Designed to work with other tools
In Visual Studio 2013 and earlier versions, when working with ASP.NET projects you mostly had to perform tasks inside of Visual Studio. With the new project support for ASP.NET 5, you can use other tools and editors to work on your projects, and Visual Studio respects those changes.
Folder-based web projects
With ASP.NET 5, all files in your project folder are automatically included as a part of your project. If you use other tools to add files to the project folder structure, you don't need to do anything in Visual Studio to indicate that they should be included in the project. The ASP.NET 5 Visual Studio project file does not keep track of which files are included in the project.
This alleviates the issues with merging projects that you may have run into in the past. And it's a great improvement for web developers, because when developing web applications using client side task runners like Gulp or Grunt, things should just work.
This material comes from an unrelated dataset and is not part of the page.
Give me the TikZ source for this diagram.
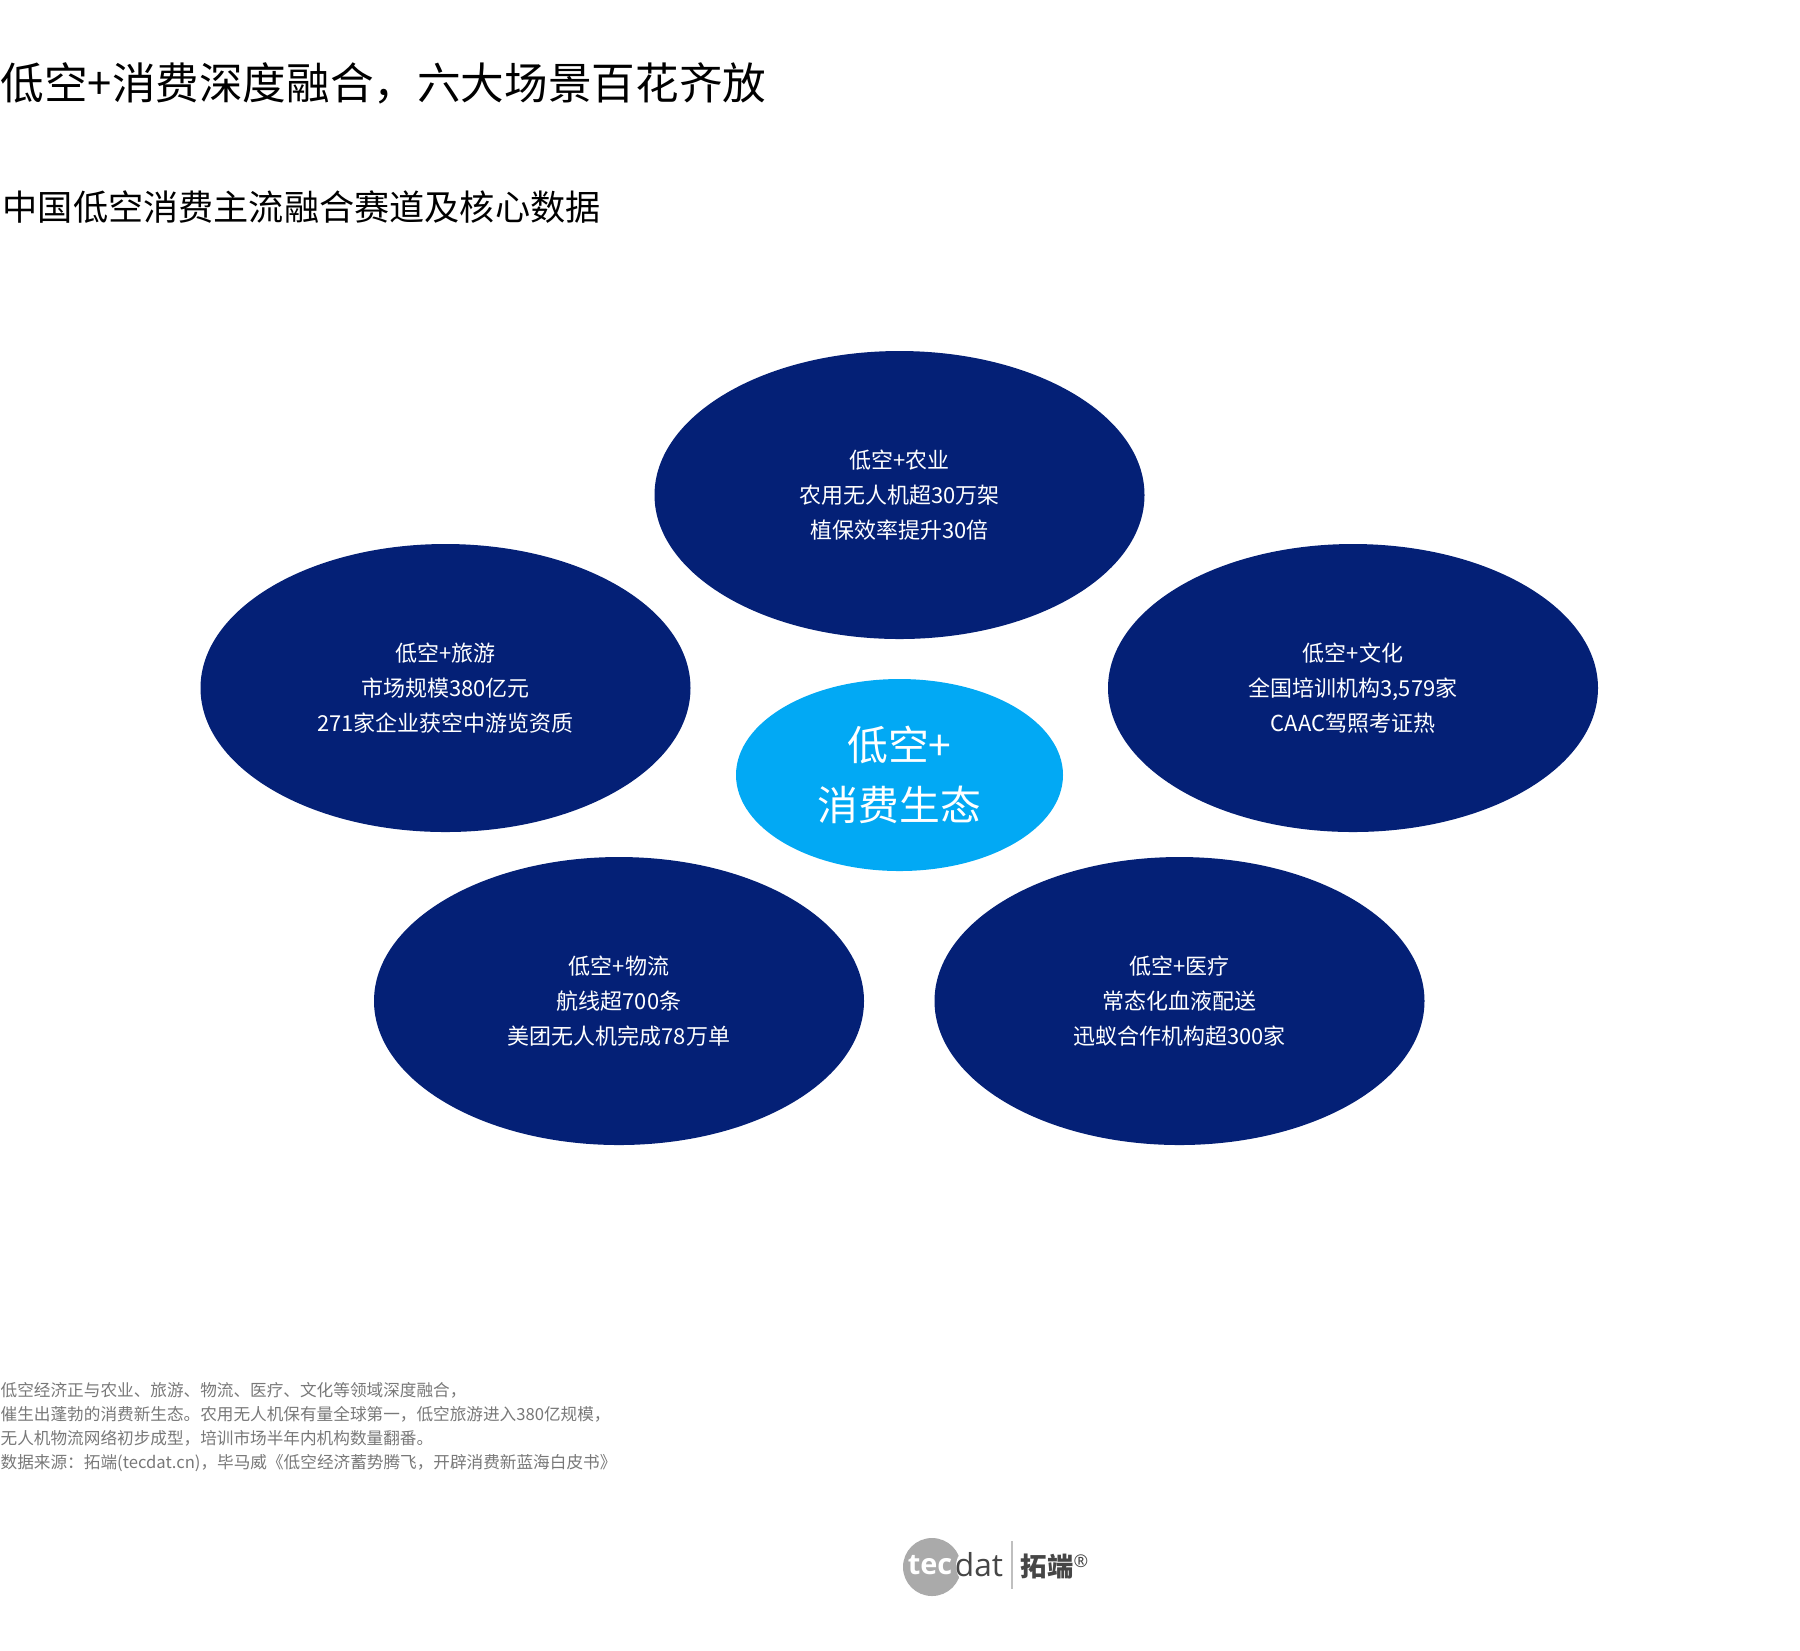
\documentclass[tikz,border=0pt]{standalone}
\usepackage{fontspec}
\setmainfont{Noto Sans CJK SC}
\newfontfamily\logofont{Open Sans}
\usetikzlibrary{shapes.geometric}
\definecolor{navyblue}{RGB}{4,32,118}
\definecolor{skyblue}{RGB}{2,169,244}
\definecolor{notegray}{RGB}{120,120,120}
\definecolor{logogray}{RGB}{170,170,170}
\definecolor{logodark}{RGB}{70,70,70}

\begin{document}
\begin{tikzpicture}[x=0.01cm,y=-0.01cm,
    scene/.style={ellipse,fill=navyblue,text=white,minimum width=490*0.01cm,minimum height=288*0.01cm,inner sep=0pt,align=center,
        font=\fontsize{6.25pt}{9.95pt}\selectfont},
    hub/.style={ellipse,fill=skyblue,text=white,minimum width=327*0.01cm,minimum height=192*0.01cm,inner sep=0pt,align=center,
        font=\fontsize{11.6pt}{17pt}\selectfont},
    heading/.style={anchor=west,inner sep=0pt}]
    \useasboundingbox (0,0) rectangle (1800,1650);

    % Draw titles
    \node[heading,font=\fontsize{12.4pt}{15pt}\selectfont] (title) at (0,83) {低空+消费深度融合，六大场景百花齐放};
    \node[heading,font=\fontsize{10pt}{12pt}\selectfont] (subtitle) at (2,207) {中国低空消费主流融合赛道及核心数据};

    % Draw ellipses
    \node[scene] (farm) at (899.5,495) {低空+农业\\农用无人机超30万架\\植保效率提升30倍};
    \node[scene] (tour) at (445.5,688) {低空+旅游\\市场规模380亿元\\271家企业获空中游览资质};
    \node[scene] (culture) at (1353,688) {低空+文化\\全国培训机构3,579家\\CAAC驾照考证热};
    \node[scene] (freight) at (619,1001) {低空+物流\\航线超700条\\美团无人机完成78万单};
    \node[scene] (medical) at (1179.5,1001) {低空+医疗\\常态化血液配送\\迅蚁合作机构超300家};
    \node[hub] (center) at (899.5,775) {低空+\\消费生态};

    % Draw footnote
    \node[heading,text=notegray,align=left,font=\fontsize{4.73pt}{6.83pt}\selectfont] (note) at (0,1427) {低空经济正与农业、旅游、物流、医疗、文化等领域深度融合，\\催生出蓬勃的消费新生态。农用无人机保有量全球第一，低空旅游进入380亿规模，\\无人机物流网络初步成型，培训市场半年内机构数量翻番。\\数据来源：拓端(tecdat.cn)，毕马威《低空经济蓄势腾飞，开辟消费新蓝海白皮书》};

    % Draw logo
    \fill[logogray] (932,1567) circle (29);
    \fill[white] (977,1566) circle (21);
    \draw[lightgray,line width=0.4pt] (1012,1541) -- (1012,1589);
    \node[inner sep=0pt,text=white,font=\logofont\fontsize{8.2pt}{10pt}\selectfont\bfseries] (logotec) at (930,1565) {tec};
    \node[inner sep=0pt,text=logodark,font=\logofont\fontsize{9pt}{10pt}\selectfont] (logodat) at (979,1565) {dat};
    \node[inner sep=0pt,text=logodark,font=\fontsize{7.5pt}{8pt}\selectfont\bfseries] (logoname) at (1047,1566) {拓端};
    \node[inner sep=0pt,text=logodark,font=\logofont\fontsize{5pt}{5pt}\selectfont] (logomark) at (1081,1561) {®};
\end{tikzpicture}
\end{document}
You can run and debug ASP.NET 5 applications just as you have been able to run and debug ASP.NET projects in previous versions of Visual Studio. In addition, you can now create debug profiles on the Properties page which enable you to configure the startup settings for the project. In debug profiles you can also configure custom environment variables which are used when running or debugging in Visual Studio.
Just like earlier versions of Visual Studio, you can easily start your web application in any browser that is installed by choosing the browser from a dropdown on the toolbar. In addition to browsers, emulators are also available. Visual Studio provides both Windows Phone and Android emulators,but you can install a lot more, including iOS emulators and others.